A Sofia Coppola/Bill Murray collaboration basically sells itself to many movie-lovers, who'll be reaching for the remote to turn on Apple TV+ at just the sight of those names on the poster. And though their work here certainly won't disappoint, it doesn't quite measure up to what the duo achieved in Lost In Translation either. But that's an extremely tall order to begin with, so while On The Rocks may not land Coppola another Oscar for best original screenplay, the light and sweet dramedy still sufficiently delivers in a fun, finely acted father-daughter story, pleasantly shot against an atmospheric New York backdrop.
Rashida Jones plays Laura, an author and young mother of two who feels stuck, both professionally and personally. Her energy's constantly being drained by the responsibilities of parenthood, which fall mostly on her shoulders due to the frequent travel and late night obligations of her career-driven husband Dean (Marlon Wayans). Already concerned that her marriage's flame is fading, Laura starts to see clues that could mean Dean's having an affair with a co-worker, and so she reluctantly turns to the man who just might know a thing or two about extra-marital activities: her father Felix (Bill Murray).
It's conceptually simple and straightforward, relying on a few clichés to set up the stakes of the story, but once Felix and his womanizing wisdom enter the equation, we're launched into a strong second act that plays perfectly to Murray's film-carrying charisma. Steadfast in his belief of an insatiable hard-wiring of all men, and always up for the thrill of an adventure, Laura's father amplifies her worst suspicions and claims the only way to confirm them for sure is by tailing her husband around not only New York, but wherever the trail leads them. Laura finds a few extra puzzle pieces hinting at potential infidelity on the journey, but also learns a bit more than any woman needs to hear about the ways her playboy father sees the world, and can't help but think about the heartbreak that his behavior's caused in her own life.
Far from just a straight sleaze-ball, Felix is a complex, multidimensional character and the clear highlight of Coppola's script. She provides a sharp and insightful contrast between his interactions with the women he merely finds attractive, and the ones that he truly loves. He's painted as a caring and compassionate protector of his daughter and granddaughters, who just happens to believe in an inherent male nature that often gets in the way of that love. In light of what it would mean, Felix is perhaps a bit too giddy for the opportunity to prove his cynical worldview, but he's even more delighted just to spend time re-connecting with Laura.
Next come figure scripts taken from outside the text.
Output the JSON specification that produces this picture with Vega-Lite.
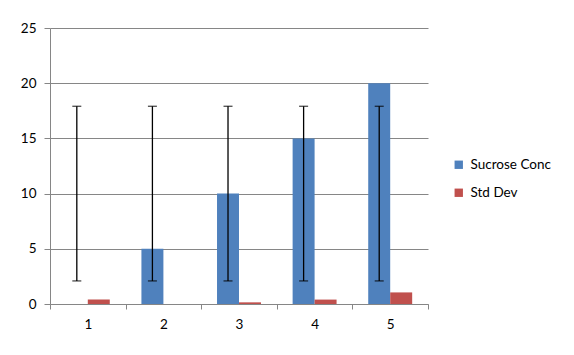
{
  "$schema": "https://vega.github.io/schema/vega-lite/v6.json",
  "width": 378,
  "height": 276,
  "autosize": {"type": "none"},
  "padding": {"left": 50, "top": 28, "right": 146, "bottom": 51},
  "background": "white",
  "config": {
    "font": "Lato",
    "view": {"stroke": null},
    "axis": {"labelFont": "Lato", "labelFontSize": 13.5, "labelColor": "#000000", "domainColor": "#868686", "tickColor": "#868686", "gridColor": "#868686", "title": null},
    "legend": {"labelFont": "Lato", "labelFontSize": 13.5, "labelColor": "#000000"}
  },
  "datasets": {
    "bars": [
      {"cat": "1", "series": "Sucrose Conc", "value": 0},
      {"cat": "1", "series": "Std Dev", "value": 0.4},
      {"cat": "2", "series": "Sucrose Conc", "value": 5},
      {"cat": "2", "series": "Std Dev", "value": 0},
      {"cat": "3", "series": "Sucrose Conc", "value": 10},
      {"cat": "3", "series": "Std Dev", "value": 0.15},
      {"cat": "4", "series": "Sucrose Conc", "value": 15},
      {"cat": "4", "series": "Std Dev", "value": 0.4},
      {"cat": "5", "series": "Sucrose Conc", "value": 20},
      {"cat": "5", "series": "Std Dev", "value": 1.05}
    ],
    "errs": [
      {"cat": "1", "lo": 2.09, "hi": 17.91},
      {"cat": "2", "lo": 2.09, "hi": 17.91},
      {"cat": "3", "lo": 2.09, "hi": 17.91},
      {"cat": "4", "lo": 2.09, "hi": 17.91},
      {"cat": "5", "lo": 2.09, "hi": 17.91}
    ]
  },
  "layer": [
    {
      "data": {"name": "bars"},
      "mark": {"type": "bar"},
      "encoding": {
        "x": {"field": "cat", "type": "nominal", "scale": {"paddingInner": 0, "paddingOuter": 0},
              "axis": {"labelAngle": 0, "tickBand": "extent", "tickSize": 5, "labelPadding": 8, "grid": false, "domainWidth": 1}},
        "xOffset": {"field": "series", "type": "nominal", "scale": {"domain": ["Sucrose Conc", "Std Dev"], "paddingInner": 0, "paddingOuter": 0.72}},
        "y": {"field": "value", "type": "quantitative", "scale": {"domain": [0, 25], "nice": false},
              "axis": {"values": [0, 5, 10, 15, 20, 25], "tickSize": 6, "labelPadding": 8, "grid": true, "gridWidth": 1}},
        "color": {"field": "series", "type": "nominal",
                  "scale": {"domain": ["Sucrose Conc", "Std Dev"], "range": ["#4F81BD", "#C0504D"]},
                  "legend": {"title": null, "orient": "none", "legendX": 402, "legendY": 130, "symbolType": "square", "symbolSize": 70, "symbolStrokeWidth": 0, "labelOffset": 5, "rowPadding": 13}}
      }
    },
    {
      "data": {"name": "errs"},
      "mark": {"type": "rule", "color": "black", "strokeWidth": 1.3},
      "encoding": {
        "x": {"field": "cat", "type": "nominal"},
        "xOffset": {"datum": "Sucrose Conc"},
        "y": {"field": "lo", "type": "quantitative"},
        "y2": {"field": "hi"}
      }
    },
    {
      "data": {"name": "errs"},
      "mark": {"type": "tick", "color": "black", "size": 9, "thickness": 1.3, "orient": "horizontal"},
      "encoding": {
        "x": {"field": "cat", "type": "nominal"},
        "xOffset": {"datum": "Sucrose Conc"},
        "y": {"field": "lo", "type": "quantitative"}
      }
    },
    {
      "data": {"name": "errs"},
      "mark": {"type": "tick", "color": "black", "size": 9, "thickness": 1.3, "orient": "horizontal"},
      "encoding": {
        "x": {"field": "cat", "type": "nominal"},
        "xOffset": {"datum": "Sucrose Conc"},
        "y": {"field": "hi", "type": "quantitative"}
      }
    }
  ]
}
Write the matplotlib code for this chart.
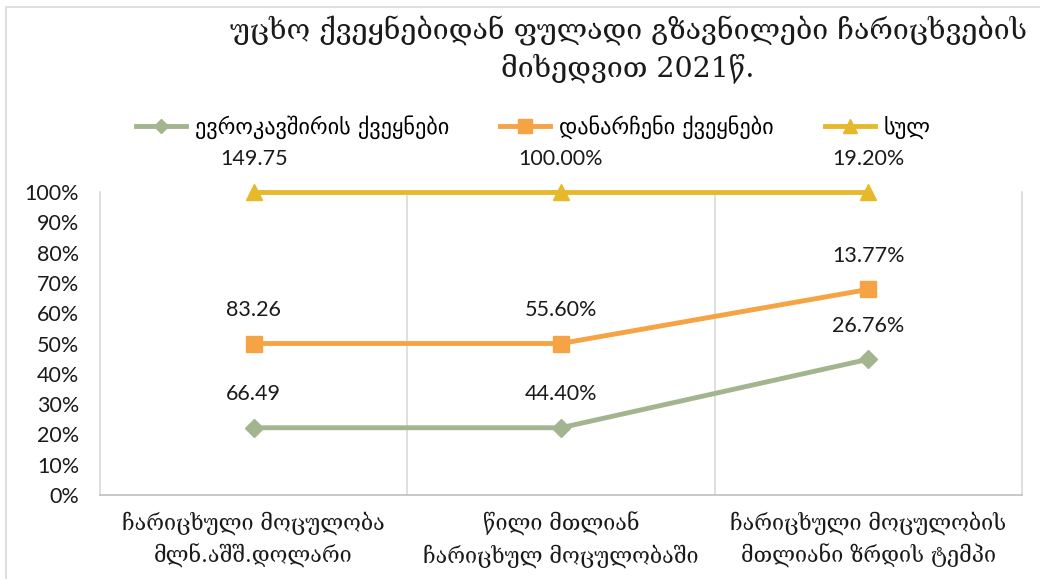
import matplotlib
matplotlib.use("Agg")
import matplotlib.pyplot as plt
import numpy as np
from matplotlib.lines import Line2D
from matplotlib.patches import Rectangle

categories = ["ჩარიცხული მოცულობა\nმლნ.აშშ.დოლარი",
              "წილი მთლიან\nჩარიცხულ მოცულობაში",
              "ჩარიცხული მოცულობის\nმთლიანი ზრდის ტემპი"]
series_names = ["ევროკავშირის ქვეყნები", "დანარჩენი ქვეყნები", "სულ"]
eu = [66.49, 44.40, 26.76]
other = [83.26, 55.60, 13.77]
total = [149.75, 100.00, 19.20]
eu_labels = ["66.49", "44.40%", "26.76%"]
other_labels = ["83.26", "55.60%", "13.77%"]
total_labels = ["149.75", "100.00%", "19.20%"]
yticks = [0, 10, 20, 30, 40, 50, 60, 70, 80, 90, 100]
title = "უცხო ქვეყნებიდან ფულადი გზავნილები ჩარიცხვების\nმიხედვით 2021წ."

colors = ["#A3B58F", "#F5A345", "#E6B92B"]
markers = ["D", "s", "^"]
msizes = [9, 12, 12]

data = np.array([eu, other, total], dtype=float)
stack = np.cumsum(data, axis=0) / data.sum(axis=0)
labels = [eu_labels, other_labels, total_labels]

fig = plt.figure(figsize=(10.4, 5.79), dpi=100)
fig.patches.append(Rectangle((6/1040, -0.1), 1.2, 1 - 7/579 + 0.1, transform=fig.transFigure,
                             fill=False, edgecolor="#D9D9D9", linewidth=1.2))
ax = fig.add_axes([100/1040, 1 - 495/579, 922/1040, 303/579])
x = np.arange(len(categories))
num_font = ["Lato", "DejaVu Sans"]
for i in range(3):
    ax.plot(x, stack[i], color=colors[i], linewidth=3.5, marker=markers[i],
            markersize=msizes[i], clip_on=False, zorder=3, label=series_names[i])
    for xi, yi, lab in zip(x, stack[i], labels[i]):
        ax.annotate(lab, (xi, yi), xytext=(0, 24), textcoords="offset points",
                    ha="center", va="center", fontsize=15.5, family=num_font, color="#1a1a1a")

ax.set_xlim(-0.5, len(categories) - 0.5)
ax.set_ylim(0, 1)
for b in np.arange(0.5, len(categories) - 0.5, 1):
    ax.axvline(b, color="#D9D9D9", linewidth=1.2, zorder=1)
ax.set_yticks(np.array(yticks) / 100)
ax.set_yticklabels([f"{t}%" for t in yticks], fontsize=15.5, family=num_font, color="#1a1a1a")
ax.set_xticks(x)
ax.set_xticklabels(categories, fontsize=15.5, family=["DejaVu Serif", "DejaVu Sans"],
                   color="#1a1a1a", linespacing=1.45)
ax.tick_params(axis="y", length=0, pad=15)
ax.tick_params(axis="x", length=0, pad=12)
ax.spines["top"].set_visible(False)
ax.spines["left"].set_color("#D9D9D9")
ax.spines["right"].set_color("#D9D9D9")
ax.spines["bottom"].set_color("#BFBFBF")
for s in ["left", "right", "bottom"]:
    ax.spines[s].set_linewidth(1.2)

fig.text(0.604, 0.915, title, ha="center", va="center", fontsize=20.5,
         family=["DejaVu Serif", "DejaVu Sans"], color="#1a1a1a", linespacing=1.3)

handles = [Line2D([0], [0], color=colors[i], linewidth=3.5, marker=markers[i],
                  markersize=msizes[i] - 2) for i in range(3)]
fig.legend(handles, series_names, loc="center", bbox_to_anchor=(0.513, 0.78), ncol=3,
           frameon=False, handlelength=2.25, handletextpad=0.4, columnspacing=2.3,
           prop={"family": ["DejaVu Sans"], "size": 16})

fig.savefig("out.png", dpi=100)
And while the writing is crucial for a character like this one, it takes a true star to bring every facet of the role to life and stick the landing on screen, which is why it feels like the part was tailored to, or maybe even specifically written for, the beloved Bill Murray. He's simply a joy to watch, and this performance proves that he might be somehow getting even better with age. His effortless charm and natural screen presence command every scene, and as a viewer, you quickly realize you'd be perfectly content to just kick back and enjoy Felix's antics for hours, driving his daughter around the city, and sweet-talking his way through fun moments along the ride. But of course, the film can't revel in the pure satisfaction of the second act forever, as it has to answer its own questions eventually, and ultimately make its point. Certain things bubble up to the surface that the audience will no doubt want to see the characters grapple with, but the manner in which they do is not quite effective enough to fuel a third act that lives up to what came before.
The answers offered in the end do feel like the right ones to bring the film to interesting conclusions, and they work towards a worthwhile thematic statement, but it's all just a bit too quick and tidy. The movie rushes to tie the story up in a neat and clean bow with a few scenes that feel a little too easy given the circumstances. Perhaps in the interest of keeping things light, Coppola shies away from truly wrestling with the implications of the messiness that's been unravelled, and as a result, the mixture that was so strong until that point goes a little flat.
The film isn't without its flaws, but there's more than enough here to warrant a stream: unsurprisingly assured direction, capable acting from Rashida Jones and Marlon Wayans, a few good laughs, and something valuable to say. Yet even if it had none of those things at all, the movie would still be worth watching, simply for Bill Murray alone. So be sure to see this one before the year's end, because you don't want to miss the performance that just might land the legend his first Academy Award.
On The Rocks is streaming now on Apple TV+.